I'd say that the trackpad is a bit smaller than I'd like it to be. We're really living in an age of big glass trackpads, so seeing one that's smaller than on competing devices just feels weird. It's definitely one of the smaller trackpads out there, but it didn't compromise my usage of it. Also, the trackpad is clickable, something that's not a given on a device that's so thin and light.


HP boasts that the Spectre Folio is the first Intel-based PC with support gigabit 4G LTE. The firm isn't just talking about the CPU, as there are Intel-based PCs with Qualcomm's Snapdragon X16 modem like the Surface Pro, even though Microsoft's PCs are throttled to 450Mbps. This device actually has an Intel LTE modem.

4G LTE gets its own section though because I think that it's one of the most useful features on a modern PC. It's incredibly convenient to just be connected to the internet from wherever you are. In fact, I've been championing cellular connectivity on all devices for years, always recommending cellular iPads and such. It's worth the extra money.

The reason I've always heard for not needing cellular connectivity is that you can use your phone as a hotspot. But not only is dedicated LTE faster, it's just more convenient. Yes, you can connect to public Wi-Fi in many places, but those usually have a sign-in screen that's just a pain. Much like with your phone, it's so much easier to just be connected to the internet when you wake up the device.

There's one thing to say regarding gigabit LTE in particular, and it's that most people don't have access to it. If you're in a major city, you might have it, but that's about it. Standard LTE speeds are still around 50Mbps.


Unfortunately, performance is the one area where the Spectre Folio is lacking. HP went with Intel's Amber Lake processors, which are its eighth-generation Y-series chips. The Core i5 and i7 that are used would have been called Core m5 and m7 back in the sixth-generation days, and they were later rebranded for the seventh-generation era. In other words, it has an i7, but it's not the same i7 that you'll find in an ultrabook.
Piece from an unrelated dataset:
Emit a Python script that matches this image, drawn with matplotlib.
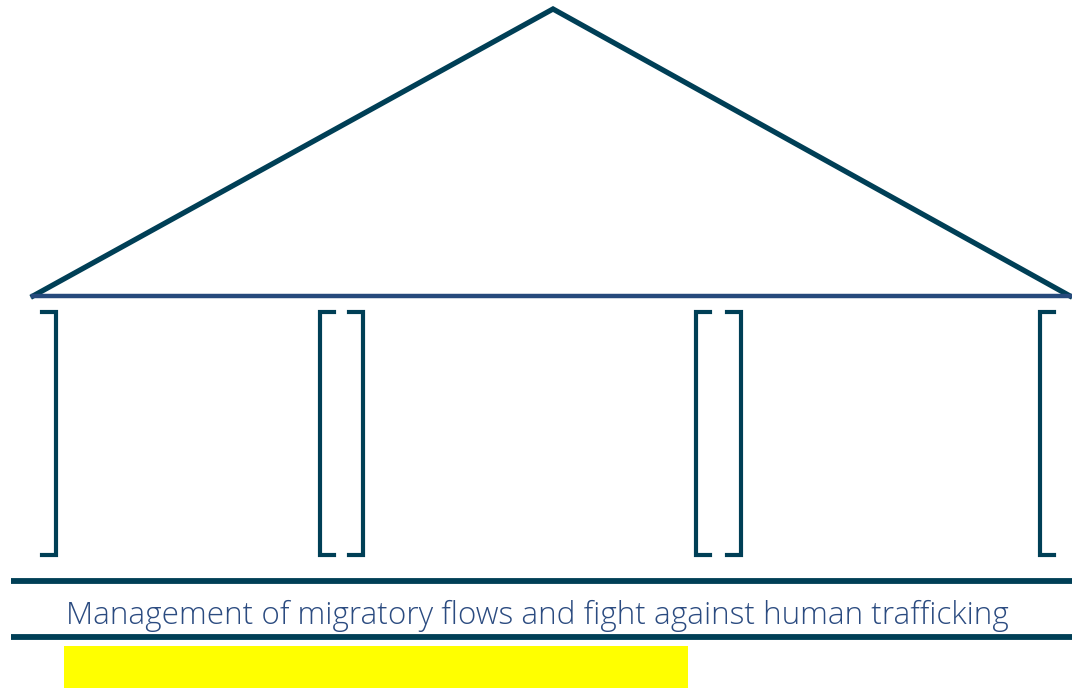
import matplotlib.pyplot as plt
from matplotlib.patches import Rectangle

# house diagram, drawn in pixel coordinates (y grows downward)
roof_x = [33, 553, 1070]
roof_y = [296, 9, 296]
beam_y = 296
left_brackets = [320, 696, 1040]    # "[" shapes: vertical at x, tick goes right
right_brackets = [56, 363, 741]     # "]" shapes: vertical at x, tick goes left
pillar_top, pillar_bottom = 312, 555
base_lines = [581, 637]
label = 'Management of migratory flows and fight against human trafficking'

dark = '#003f56'
blue = '#264a7c'
text_col = '#2b4b80'

fig = plt.figure(figsize=(10.72, 6.88), dpi=100)
ax = fig.add_axes([0, 0, 1, 1])
ax.set_xlim(0, 1072)
ax.set_ylim(688, 0)
ax.axis('off')

ax.plot(roof_x, roof_y, color=dark, lw=3.8, solid_joinstyle='miter')
ax.plot([roof_x[0], roof_x[-1]], [beam_y, beam_y], color=blue, lw=3.2)

tick = 14
for x in left_brackets:
    ax.plot([x + tick, x, x, x + tick], [pillar_top, pillar_top, pillar_bottom, pillar_bottom],
            color=dark, lw=3, solid_joinstyle='miter')
for x in right_brackets:
    ax.plot([x - tick, x, x, x - tick], [pillar_top, pillar_top, pillar_bottom, pillar_bottom],
            color=dark, lw=3, solid_joinstyle='miter')

for y in base_lines:
    ax.plot([11, 1072], [y, y], color=dark, lw=4.2, solid_capstyle='butt')

ax.text(537, 624, label, ha='center', va='baseline', color=text_col,
        fontsize=22.7, family='Open Sans', fontweight='light')

ax.add_patch(Rectangle((64, 646), 624, 42, color='#ffff00', lw=0))

fig.savefig('out.png', dpi=100)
This generation's Y-series has a 5W TDP, and it's dual-core. Note that the 7th-gen chips were 4.5W. In fact, the Spectre Folio is the only device I know of that uses the 5W chips. Y-series, and the original Core M that shipped in the fifth-generation, is designed for thin devices like this without fans, so it does make sense that HP used it.

It's just rough on performance. The machine itself is somewhat sluggish. It's nothing terrible, and if you're only using it for productivity-related tasks, you might not even notice it. It's mostly in app-loading times where it's noticeable. Of course, productivity tasks are exactly what you'd use this machine for. You don't buy something that's so thin and light and expect to edit videos on it.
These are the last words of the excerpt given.